* [EXERCISE DESCRIPTION]:
Starting from the top of the material, restate each line exactly until the line that contains "const saLegend = ['Brmk", which is also copied. Pictures are excluded.

-=-=-=-=-

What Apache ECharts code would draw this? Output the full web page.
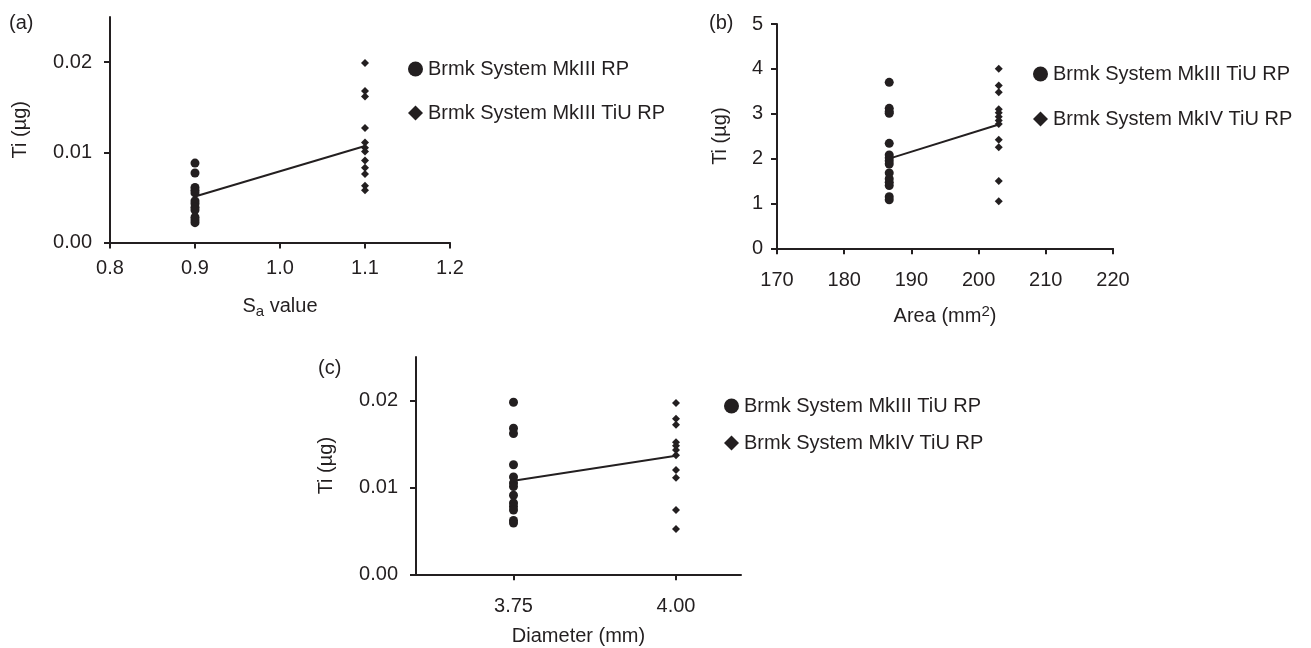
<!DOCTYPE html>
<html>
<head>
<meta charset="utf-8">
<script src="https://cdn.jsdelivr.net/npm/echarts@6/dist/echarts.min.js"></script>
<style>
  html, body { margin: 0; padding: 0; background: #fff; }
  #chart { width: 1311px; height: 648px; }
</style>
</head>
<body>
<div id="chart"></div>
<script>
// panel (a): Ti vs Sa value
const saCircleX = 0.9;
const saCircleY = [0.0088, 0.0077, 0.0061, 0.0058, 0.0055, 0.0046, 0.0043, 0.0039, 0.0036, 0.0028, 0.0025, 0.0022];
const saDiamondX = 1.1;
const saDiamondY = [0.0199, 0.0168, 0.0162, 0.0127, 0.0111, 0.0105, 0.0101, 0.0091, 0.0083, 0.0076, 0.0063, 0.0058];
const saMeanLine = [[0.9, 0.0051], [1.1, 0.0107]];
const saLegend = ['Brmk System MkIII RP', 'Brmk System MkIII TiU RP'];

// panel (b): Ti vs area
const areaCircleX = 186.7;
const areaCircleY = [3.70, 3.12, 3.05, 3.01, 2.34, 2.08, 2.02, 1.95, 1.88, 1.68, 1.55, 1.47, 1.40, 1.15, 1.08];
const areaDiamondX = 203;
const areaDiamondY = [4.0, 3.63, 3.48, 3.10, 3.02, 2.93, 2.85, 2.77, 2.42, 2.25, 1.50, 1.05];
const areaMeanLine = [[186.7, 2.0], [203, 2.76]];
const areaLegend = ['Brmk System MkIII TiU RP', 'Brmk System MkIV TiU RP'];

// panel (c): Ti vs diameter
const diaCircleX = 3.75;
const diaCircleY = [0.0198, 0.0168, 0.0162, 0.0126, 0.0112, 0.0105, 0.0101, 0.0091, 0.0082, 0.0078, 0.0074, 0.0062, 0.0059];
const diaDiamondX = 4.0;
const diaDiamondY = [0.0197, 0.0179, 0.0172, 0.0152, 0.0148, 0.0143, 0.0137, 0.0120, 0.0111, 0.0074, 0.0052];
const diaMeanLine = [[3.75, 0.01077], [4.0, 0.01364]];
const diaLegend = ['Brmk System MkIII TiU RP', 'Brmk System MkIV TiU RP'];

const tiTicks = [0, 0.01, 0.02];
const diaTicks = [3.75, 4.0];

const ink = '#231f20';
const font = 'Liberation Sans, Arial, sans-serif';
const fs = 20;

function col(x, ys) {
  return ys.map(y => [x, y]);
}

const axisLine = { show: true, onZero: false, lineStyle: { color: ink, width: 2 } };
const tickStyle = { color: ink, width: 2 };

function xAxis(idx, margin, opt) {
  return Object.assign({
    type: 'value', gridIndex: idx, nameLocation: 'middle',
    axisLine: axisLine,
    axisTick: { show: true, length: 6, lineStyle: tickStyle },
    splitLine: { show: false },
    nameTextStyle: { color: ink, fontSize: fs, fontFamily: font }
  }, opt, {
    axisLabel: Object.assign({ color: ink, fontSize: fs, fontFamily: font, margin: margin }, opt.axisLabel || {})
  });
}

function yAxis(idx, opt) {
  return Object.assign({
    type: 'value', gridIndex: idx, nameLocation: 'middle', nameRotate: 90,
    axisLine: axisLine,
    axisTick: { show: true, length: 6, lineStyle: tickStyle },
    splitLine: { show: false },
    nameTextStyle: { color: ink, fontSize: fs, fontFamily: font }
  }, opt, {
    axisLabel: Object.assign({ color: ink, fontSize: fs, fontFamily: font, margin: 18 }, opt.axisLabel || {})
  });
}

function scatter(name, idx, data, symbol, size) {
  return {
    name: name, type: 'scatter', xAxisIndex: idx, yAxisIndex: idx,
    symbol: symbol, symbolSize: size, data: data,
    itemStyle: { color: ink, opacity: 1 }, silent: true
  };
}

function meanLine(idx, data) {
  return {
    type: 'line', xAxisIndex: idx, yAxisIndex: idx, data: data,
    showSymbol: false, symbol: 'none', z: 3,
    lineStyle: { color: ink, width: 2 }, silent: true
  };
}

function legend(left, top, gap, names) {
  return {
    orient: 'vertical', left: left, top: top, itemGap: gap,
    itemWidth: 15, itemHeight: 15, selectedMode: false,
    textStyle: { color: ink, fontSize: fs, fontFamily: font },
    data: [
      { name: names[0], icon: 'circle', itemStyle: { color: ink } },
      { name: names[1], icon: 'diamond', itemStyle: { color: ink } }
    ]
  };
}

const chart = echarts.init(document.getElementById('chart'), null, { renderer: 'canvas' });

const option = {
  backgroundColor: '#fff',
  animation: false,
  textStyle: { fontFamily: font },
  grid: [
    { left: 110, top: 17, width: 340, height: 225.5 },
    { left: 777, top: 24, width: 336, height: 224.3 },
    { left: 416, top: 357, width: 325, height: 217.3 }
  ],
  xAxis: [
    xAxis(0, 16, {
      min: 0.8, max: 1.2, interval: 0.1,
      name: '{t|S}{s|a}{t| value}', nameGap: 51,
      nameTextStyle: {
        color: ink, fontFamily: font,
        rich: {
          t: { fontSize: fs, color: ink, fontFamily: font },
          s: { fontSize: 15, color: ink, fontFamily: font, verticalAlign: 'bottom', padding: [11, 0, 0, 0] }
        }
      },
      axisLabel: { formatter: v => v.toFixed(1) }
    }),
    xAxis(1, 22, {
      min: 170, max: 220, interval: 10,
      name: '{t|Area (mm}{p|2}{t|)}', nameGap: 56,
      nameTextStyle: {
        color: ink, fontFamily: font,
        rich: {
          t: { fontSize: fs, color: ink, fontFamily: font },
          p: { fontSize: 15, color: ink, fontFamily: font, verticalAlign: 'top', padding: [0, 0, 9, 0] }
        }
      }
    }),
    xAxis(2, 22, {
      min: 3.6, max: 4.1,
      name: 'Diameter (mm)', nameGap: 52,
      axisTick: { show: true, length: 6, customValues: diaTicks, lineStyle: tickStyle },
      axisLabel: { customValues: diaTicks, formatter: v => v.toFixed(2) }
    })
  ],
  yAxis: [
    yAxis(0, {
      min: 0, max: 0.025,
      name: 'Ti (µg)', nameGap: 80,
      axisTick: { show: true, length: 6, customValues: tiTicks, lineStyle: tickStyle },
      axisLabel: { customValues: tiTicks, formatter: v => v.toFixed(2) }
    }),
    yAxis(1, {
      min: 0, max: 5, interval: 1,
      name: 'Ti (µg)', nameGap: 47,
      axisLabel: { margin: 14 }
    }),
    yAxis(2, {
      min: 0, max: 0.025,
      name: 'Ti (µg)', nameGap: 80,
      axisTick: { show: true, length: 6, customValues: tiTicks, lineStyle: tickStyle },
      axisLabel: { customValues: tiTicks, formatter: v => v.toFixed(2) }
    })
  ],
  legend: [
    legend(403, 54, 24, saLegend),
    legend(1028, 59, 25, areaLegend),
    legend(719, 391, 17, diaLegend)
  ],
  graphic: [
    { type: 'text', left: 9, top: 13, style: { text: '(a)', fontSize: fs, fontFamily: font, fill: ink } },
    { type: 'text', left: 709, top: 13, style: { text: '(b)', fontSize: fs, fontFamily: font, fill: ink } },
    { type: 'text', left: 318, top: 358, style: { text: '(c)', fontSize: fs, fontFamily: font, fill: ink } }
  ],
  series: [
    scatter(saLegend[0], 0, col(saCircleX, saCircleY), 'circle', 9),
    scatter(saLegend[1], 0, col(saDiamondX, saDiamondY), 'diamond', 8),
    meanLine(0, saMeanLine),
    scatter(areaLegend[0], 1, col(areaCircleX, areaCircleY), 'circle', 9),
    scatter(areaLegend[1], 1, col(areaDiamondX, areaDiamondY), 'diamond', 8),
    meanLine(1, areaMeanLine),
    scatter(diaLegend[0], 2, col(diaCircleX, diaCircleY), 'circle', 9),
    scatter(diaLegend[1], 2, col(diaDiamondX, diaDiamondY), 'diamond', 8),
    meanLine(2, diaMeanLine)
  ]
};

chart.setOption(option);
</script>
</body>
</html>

-=-=-=-=-

* [RESULT FOR THIS TASK]:
What Apache ECharts code would draw this? Output the full web page.
<!DOCTYPE html>
<html>
<head>
<meta charset="utf-8">
<script src="https://cdn.jsdelivr.net/npm/echarts@6/dist/echarts.min.js"></script>
<style>
  html, body { margin: 0; padding: 0; background: #fff; }
  #chart { width: 1311px; height: 648px; }
</style>
</head>
<body>
<div id="chart"></div>
<script>
// panel (a): Ti vs Sa value
const saCircleX = 0.9;
const saCircleY = [0.0088, 0.0077, 0.0061, 0.0058, 0.0055, 0.0046, 0.0043, 0.0039, 0.0036, 0.0028, 0.0025, 0.0022];
const saDiamondX = 1.1;
const saDiamondY = [0.0199, 0.0168, 0.0162, 0.0127, 0.0111, 0.0105, 0.0101, 0.0091, 0.0083, 0.0076, 0.0063, 0.0058];
const saMeanLine = [[0.9, 0.0051], [1.1, 0.0107]];
const saLegend = ['Brmk System MkIII RP', 'Brmk System MkIII TiU RP'];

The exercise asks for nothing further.